# Help with DOS commands Please



## soniq (Nov 26, 2003)

hi i need some help with dos commands, i want to know what are the commands for the following:

how can i go back to root directory? (for example if im in C:\Windows\system32> how can i go back to C?)

how can i create a new folder using dos? how can i name it?
how can i copy a file for example a .txt file in dos from a folder?
how can i paste that file (.txt file) in another folder?
how can i call commands from .bat files?

Thank you

*and just outta curiousity, what is the use of DOS nowadays?*


----------



## Squashman (Apr 4, 2003)

Type: *help* at a dos prompt.

If you want to know how a command works type the name of the command followed by a slash and question mark.

dir /?


----------



## StumpedTechy (Jul 7, 2004)

How can i go back to root directory? (for example if im in C:\Windows\system32> how can i go back to C?)

cd\

how can i create a new folder using dos?

md "path\folder name"

how can i name it?

ren "path\folder name" "path\new folder name"

how can i copy a file for example a .txt file in dos from a folder?

copy "path\file" "new path"

how can i paste that file (.txt file) in another folder?

the copy command above automaticallly does this.
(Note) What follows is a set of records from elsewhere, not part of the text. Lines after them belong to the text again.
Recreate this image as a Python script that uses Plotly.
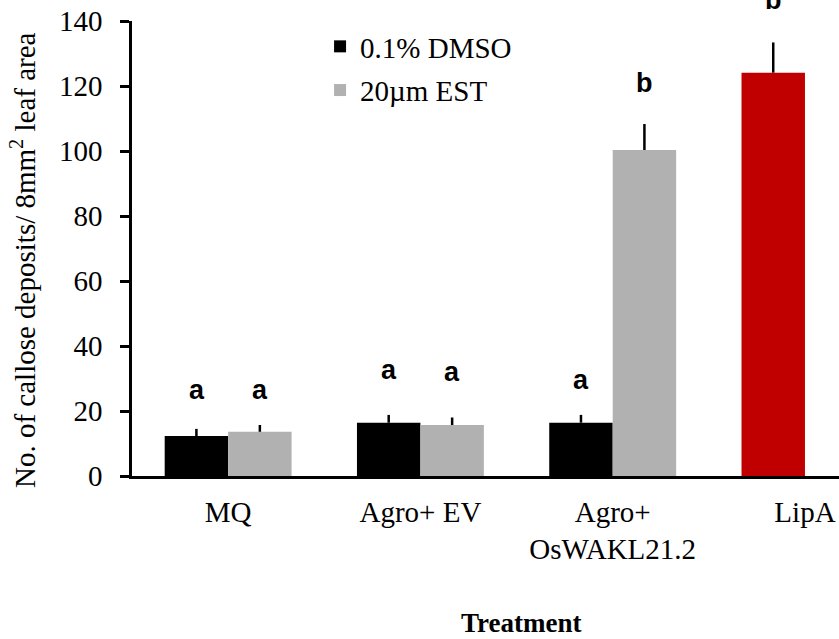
import plotly.graph_objects as go

categories = ["MQ", "Agro+ EV", "Agro+<br>OsWAKL21.2", "LipA"]
dmso_vals = [12.3, 16.4, 16.4]
dmso_err = [2.2, 2.4, 2.4]
est_vals = [13.6, 15.7, 100.3]
est_err = [2.1, 2.3, 8.0]
lipa_vals = [124.1]
lipa_err = [9.3]

dmso_letters = ["a", "a", "a"]
dmso_letter_y = [26.5, 32.6, 29.5]
est_letters = ["a", "a", "b"]
est_letter_y = [26.5, 32.0, 120.8]
lipa_letters = ["b"]
lipa_letter_y = [146.5]

y_ticks = [0, 20, 40, 60, 80, 100, 120, 140]
Y_MAX = 140

BW = 0.33
serif = "Liberation Serif, Times New Roman, serif"
sans = "Liberation Sans, Arial, sans-serif"

fig = go.Figure()
fig.add_trace(go.Bar(
    x=categories[:3], y=dmso_vals, name="0.1% DMSO",
    marker=dict(color="#000000", line=dict(width=0)),
    width=BW, offset=-BW,
    error_y=dict(type="data", symmetric=False, array=dmso_err,
                 arrayminus=[0] * 3, color="black", thickness=2.5, width=0),
    legendgroup="g1",
))
fig.add_trace(go.Bar(
    x=categories[:3], y=est_vals, name="20µm EST",
    marker=dict(color="#b1b1b1", line=dict(width=0)),
    width=BW, offset=0,
    error_y=dict(type="data", symmetric=False, array=est_err,
                 arrayminus=[0] * 3, color="black", thickness=2.5, width=0),
    legendgroup="g2",
))
fig.add_trace(go.Bar(
    x=categories[3:], y=lipa_vals, name="LipA",
    marker=dict(color="#c00000", line=dict(width=0)),
    width=BW, offset=-BW, showlegend=False,
    error_y=dict(type="data", symmetric=False, array=lipa_err,
                 arrayminus=[0], color="black", thickness=2.5, width=0),
))

letter_font = dict(family=sans, size=27, color="black")
annots = []
for cat, t, yv in zip(categories[:3], dmso_letters, dmso_letter_y):
    annots.append(dict(x=cat, y=yv / Y_MAX, text="<b>" + t + "</b>", showarrow=False,
                       xshift=-31.5, yanchor="middle", xanchor="center",
                       font=letter_font, xref="x", yref="y domain"))
for cat, t, yv in zip(categories[:3], est_letters, est_letter_y):
    annots.append(dict(x=cat, y=yv / Y_MAX, text="<b>" + t + "</b>", showarrow=False,
                       xshift=31.5, yanchor="middle", xanchor="center",
                       font=letter_font, xref="x", yref="y domain"))
for cat, t, yv in zip(categories[3:], lipa_letters, lipa_letter_y):
    annots.append(dict(x=cat, y=yv / Y_MAX, text="<b>" + t + "</b>", showarrow=False,
                       xshift=-31.5, yanchor="middle", xanchor="center",
                       font=letter_font, xref="x", yref="y domain"))

annots.append(dict(xref="paper", yref="paper", x=-0.154, y=0.475,
                   xanchor="center", yanchor="middle",
                   text="No. of callose deposits/ 8mm<sup>2</sup> leaf area",
                   textangle=-90, showarrow=False,
                   font=dict(family=serif, size=29, color="black")))
annots.append(dict(xref="paper", yref="paper", x=0.55, y=-0.322,
                   xanchor="center", yanchor="middle",
                   text="<b>Treatment</b>", showarrow=False,
                   font=dict(family=serif, size=27, color="black")))

fig.update_layout(
    width=839, height=639,
    margin=dict(l=132, r=0, t=21, b=163),
    paper_bgcolor="white", plot_bgcolor="white",
    barmode="overlay",
    showlegend=True,
    legend=dict(x=0.266, y=1.0, xanchor="left", yanchor="top",
                font=dict(family=serif, size=29, color="black"),
                bgcolor="rgba(0,0,0,0)", traceorder="grouped",
                tracegroupgap=3),
    annotations=annots,
    xaxis=dict(type="category", categoryarray=categories,
               range=[-0.5, 3.177], showgrid=False, zeroline=False,
               showline=True, linecolor="black", linewidth=2.5,
               ticks="", tickfont=dict(family=serif, size=29, color="black"),
               ticklabelstandoff=8),
    yaxis=dict(range=[0, Y_MAX], tickvals=y_ticks, showgrid=False, zeroline=False,
               showline=True, linecolor="black", linewidth=2.5,
               ticks="outside", ticklen=9, tickwidth=2.5, tickcolor="black",
               ticklabelstandoff=12,
               tickfont=dict(family=serif, size=29, color="black")),
)

fig.write_html("out.html")
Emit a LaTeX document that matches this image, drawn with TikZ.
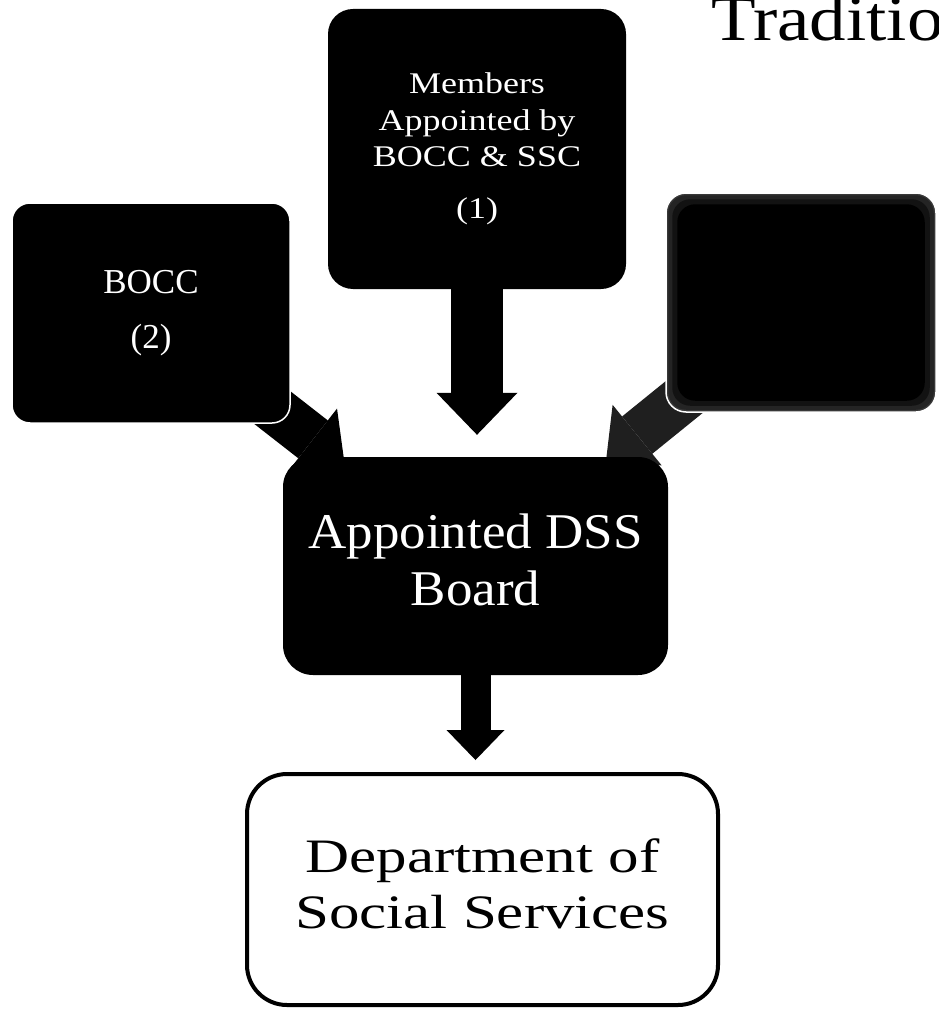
\documentclass[tikz,border=0pt]{standalone}
\usepackage{fontspec}
\setmainfont{Liberation Serif}
\usetikzlibrary{arrows.meta,calc}
\pgfdeclarelayer{bg}
\pgfsetlayers{bg,main}
\newcommand{\wtxt}[2]{\scalebox{#1}[1]{\begin{tabular}{@{}c@{}}#2\end{tabular}}}
\begin{document}
\begin{tikzpicture}[x=1pt,y=-1pt,
  darkbox/.style={rectangle, rounded corners=#1, fill=black, text=white, inner sep=0pt},
  whiteedge/.style={draw=white, line width=1.5pt},
  bigarrow/.style={line width=#1},
  glowlayer/.style={fill=#1, rounded corners=18pt},
  tipA/.style={-{Triangle[length=42pt,width=81pt,line width=0pt]}},
  tipB/.style={-{Triangle[length=40pt,width=78pt,line width=0pt]}},
  tipC/.style={-{Triangle[length=30pt,width=58pt,line width=0pt]}}]
\useasboundingbox (0,0) rectangle (938,1011);

% title (cut at the right edge, as in the reference)
\begin{scope}
\clip (0,0) rectangle (938,1011);
\node[anchor=base west, inner sep=0pt, font=\fontsize{64}{64}\selectfont] (title) at (711,41) {\scalebox{1.14}[1]{Traditio}};
\end{scope}

% boxes
\node[darkbox=25pt, minimum width=298pt, minimum height=280pt] (m) at (477,149)
  {\fontsize{30}{36.5}\selectfont\wtxt{1.2}{Members\\Appointed by\\BOCC \& SSC\\[15.5pt](1)}};
\node[darkbox=18pt, whiteedge, minimum width=278pt, minimum height=220pt] (b) at (151,313)
  {\fontsize{35}{42}\selectfont\wtxt{1.0}{BOCC\\[13pt](2)}};
\node[rectangle, rounded corners=20pt, fill=black!78, whiteedge, minimum width=270pt, minimum height=219pt] (r) at (801,302.5) {};
\fill[glowlayer=black!86] ($(r.south west)+(3,-3)$) rectangle ($(r.north east)+(-3,3)$);
\fill[glowlayer=black!93] ($(r.south west)+(7,-7)$) rectangle ($(r.north east)+(-7,7)$);
\fill[glowlayer=black] ($(r.south west)+(12,-12)$) rectangle ($(r.north east)+(-12,12)$);
\node[darkbox=30pt, minimum width=385pt, minimum height=218pt] (s) at (475.5,566)
  {\fontsize{50}{57}\selectfont\wtxt{1.06}{Appointed DSS\\Board}};
\node[rectangle, rounded corners=40pt, draw=black, line width=4pt, fill=white, inner sep=0pt, minimum width=471pt, minimum height=231pt] (d) at (482.5,889.5)
  {\fontsize{48}{56}\selectfont\wtxt{1.27}{Department of\\Social Services}};

% block arrows, under the boxes
\begin{pgfonlayer}{bg}
\draw[bigarrow=52pt, tipA, shorten >=22pt] (m.center) -- (m.center |- s.north);
\draw[bigarrow=48pt, tipB, shorten >=166pt] (b.center) -- (s.center);
\draw[bigarrow=48pt, tipB, draw=black!88, shorten >=168pt] (r.center) -- (s.center);
\draw[bigarrow=30pt, tipC, shorten >=12pt] (s.center) -- (s.center |- d.north);
\end{pgfonlayer}
\end{tikzpicture}
\end{document}
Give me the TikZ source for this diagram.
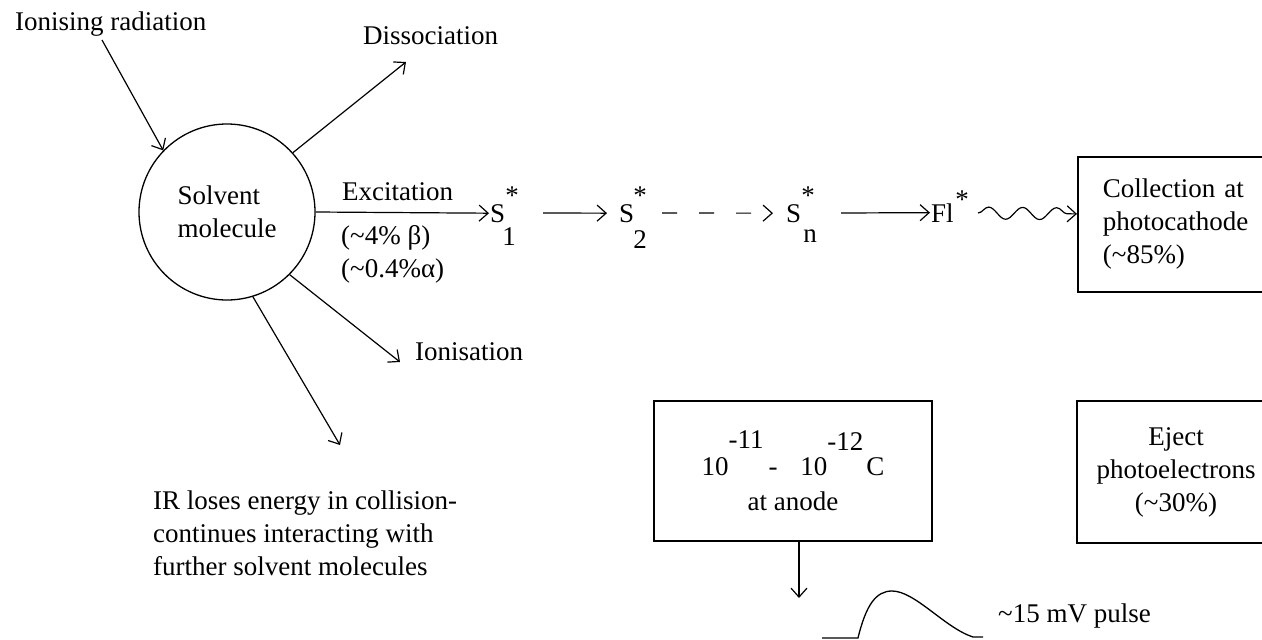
\documentclass[tikz,border=0pt]{standalone}
\usepackage{fontspec}
\setmainfont{Liberation Serif}
\usetikzlibrary{arrows.meta,decorations.pathmorphing}
\newcommand\myfnt{\fontsize{27}{33}\selectfont}
\begin{document}
\begin{tikzpicture}[x=1pt,y=-1pt,
  t/.style={inner sep=0pt, font=\myfnt},
  arr/.style={-{Straight Barb[length=9pt,width=16pt,line width=1.2pt]}, line width=1.2pt},
  box/.style={draw, line width=1.8pt, font=\myfnt, inner sep=0pt}]
\useasboundingbox (0,0) rectangle (1262,640);
\fill[white] (0,0) rectangle (1262,640);

% solvent molecule
\node[draw, circle, line width=1.3pt, minimum size=176pt, inner sep=0pt, font=\myfnt, align=left] (mol) at (227,212) {Solvent\\molecule};

\node[t, anchor=base west] (ionrad) at (15,30) {Ionising radiation};
\coordinate (ionstart) at (102,40);
\draw[arr] (ionstart) -- (mol.136);

\node[t, anchor=base west] (diss) at (363,44) {Dissociation};
\coordinate (dissend) at (406,62);
\draw[arr] (mol.42) -- (dissend);

\node[t, anchor=base west] (ion) at (415,360) {Ionisation};
\coordinate (ionend) at (400,362);
\draw[arr] (mol.-45) -- (ionend);

\coordinate (irend) at (340,445);
\draw[arr] (mol.-73) -- (irend);
\node[t, anchor=base west, align=left] (ir) at (153,575) {IR loses energy in collision-\\continues interacting with\\further solvent molecules};

% excitation chain
\node[t, anchor=base west] (s1) at (490,222) {S};
\draw[arr, shorten >=1pt] (mol.east) -- (s1.west);
\node[t, anchor=base west] (exc) at (342,200) {Excitation};
\node[t, anchor=base west, align=left] (pct) at (341,277) {(\textasciitilde4\% β)\\(\textasciitilde0.4\%α)};
\node[t, anchor=base] (s1sup) at (512,204) {*};
\node[t, anchor=base] (s1sub) at (509,245) {1};

\coordinate (a2s) at (543,213);
\node[t, anchor=base west] (s2) at (619,222) {S};
\draw[arr, shorten >=12pt] (a2s) -- (s2.west);
\node[t, anchor=base] (s2sup) at (640,204) {*};
\node[t, anchor=base] (s2sub) at (640,248) {2};

\coordinate (a3s) at (662,213);
\node[t, anchor=base west] (sn) at (786,222) {S};
\draw[arr, dash pattern=on 15pt off 22pt, shorten >=13pt] (a3s) -- (sn.west);
\node[t, anchor=base] (snsup) at (808,204) {*};
\node[t, anchor=base] (snsub) at (810,242) {n};

\coordinate (a4s) at (841,213);
\node[t, anchor=base west] (fl) at (931,222) {Fl};
\draw[arr, shorten >=1pt] (a4s) -- (fl.west);
\node[t, anchor=base] (flsup) at (962,208) {*};

% collection box
\node[box, anchor=north west, minimum width=240pt, minimum height=135pt, align=left, text width=190pt, inner xsep=25pt] (coll) at (1077,156) {Collection at\\photocathode\\(\textasciitilde85\%)};
\coordinate (wstart) at (978,213);
\draw[arr, decorate, decoration={snake, segment length=34pt, amplitude=6pt, post length=8pt}] (wstart) -- ([yshift=10.5pt]coll.west);

% eject box
\node[box, minimum width=198pt, minimum height=142pt, align=center] (eject) at (1176,472) {Eject\\photoelectrons\\(\textasciitilde30\%)};

% anode box
\node[box, minimum width=278pt, minimum height=140pt, align=center] (anode) at (793,471) {10\raisebox{27pt}{-11}\hspace{5pt}-\hspace{23pt}10\raisebox{25pt}{-12}\hspace{3pt}C\\[2pt]at anode};
\coordinate (dend) at (799,598);
\draw[arr] ([xshift=6pt]anode.south) -- (dend);

% pulse
\draw[line width=1.3pt] (822,638) -- (858,638) .. controls (866,605) and (876,591) .. (892,591) .. controls (915,591) and (945,628) .. (973,637) -- (983,637);
\node[t, anchor=base west] (pulse) at (998,622) {\textasciitilde15 mV pulse};
\end{tikzpicture}
\end{document}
The dos/command prompt knows nothing about paste really as copy is a transfer in itself its not something that keeps the file in memory on a clipboard or anything.

how can I call commands from .bat files?

if you want to call another batch file use call XXX.bat if you want to run exe's then start is a good way to do it. Sometimes you just need to do XXX.exe in the batch file and not have to worry about start or call.

The differences are as follows -
call - pulls in the processing of another batch file and the current file does not complete until the pulled in one does.
start - pauses the batch file processing until the exe is done processing. (good for multiple installs on one file)
XXX.exe - runs the program you want but the batch file keeps processing.


----------